Matt and I have led some standards-based grading workshops the past few summers for teachers and administrators. Without fail, we end up spending time on the same mental roadblock from at least some of the educators in the workshop:
If we don’t ___ , we won’t be preparing students for college.
Fill in that blank with nearly anything you can think of.
- Take off for late work
- Give zeroes
- Grade homework
You get the idea. Matt and I came up with a rebuttal for that this year that helped them see the absurdity of taking one tiny aspect of high school life and extrapolating it out to “preparing them for college.” When this conversation inevitably came up, we said, “OK. Let’s prepare them for college, then. Starting their freshman year of high school, we’ll move them all into apartments and they can live on their own. Right?”
We talked about other aspects of college life that we aren’t so apt to bring down to high school. The conversation became fun and nostalgic and by the end there was a sense of, “All right , we get it. Maybe we’re holding onto some things for ourselves and not in the name of preparation.”

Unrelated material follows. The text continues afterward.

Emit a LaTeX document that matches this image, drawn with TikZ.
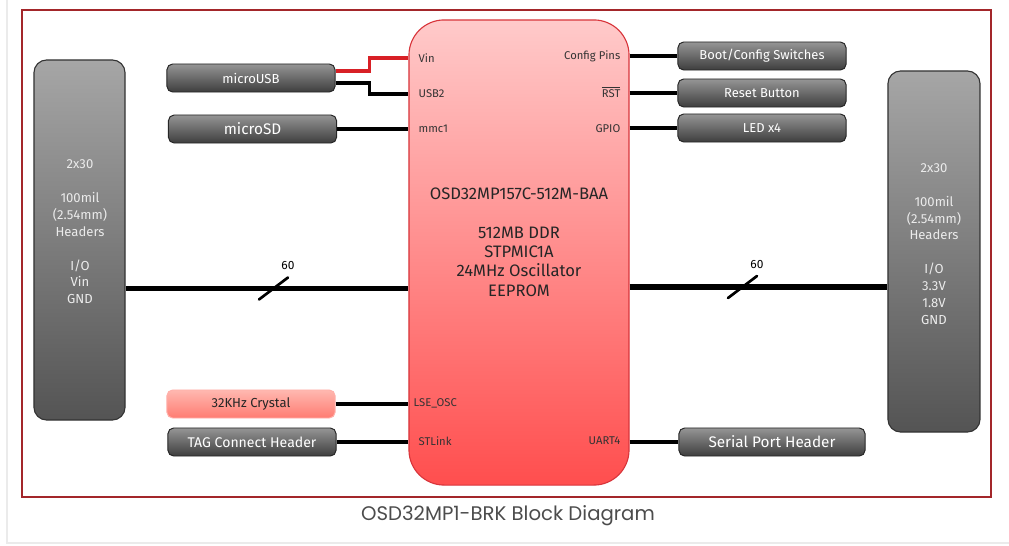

I had this thought about preparing our students for college pop into my mind the other day. This time it was in the context of the new course I’m teaching this year. I haven’t written about it, so here’s the gist:
I have a group of 17 juniors and seniors each day from noon to two-thirty in the afternoon. We don’t meet at Waukee high school. I don’t even have a classroom at the high school. Instead, we meet in downtown Des Moines in a space inside the DLR Group, an architecture and engineering firm. The students act as consultants doing work for local businesses in marketing, media production, and graphic design. They work next to other professionals all afternoon long. So far this semester, they’ve worked with Unplugged Adventures (a single-owner adventure race business), the Board of Educational Examiners, the Des Moines Social Club, and many others. They’ve set up job shadows with corporations such as Meredith Corp. as well as the Iowa Cubs. They’ve created personal brands. They set up meetings with their clients. They learn their clients’ needs. They communicate with their clients frequently to gain feedback on the iterations of their projects. My role is that of manager. I keep up to date with their projects and clients. I bring in new clients when necessary. I reflect with them. I help them set growth goals. The two-and-a-half hours they have each day are theirs. We eat lunch together at noon, then go through a daily standup where we each share what we worked on yesterday, what we’re working on today, and any roadblocks we foresee. When a project calls for certain skills, they either learn them or pull a peer onto the project with the skills. They manage their time. They set deadlines with clients. They solicit and use feedback. They dress professionally every day. They communicate with me and keep our shared calendar updated.
We had representatives of a community and school district visit us the the other week to see the students in action. Inevitably questions from the traditional classroom came up. Grading, attendance, that kind of stuff. When that thought – Are they wondering about the whole “preparing them for college” thing? – crept into my mind again, I thought, What truly is unique about college?
Here’s what I think it is:
Up to that point in our lives, college is simultaneously the most freedom we’ve ever had and the most responsibility we’ve ever had.
So, are we preparing them for college?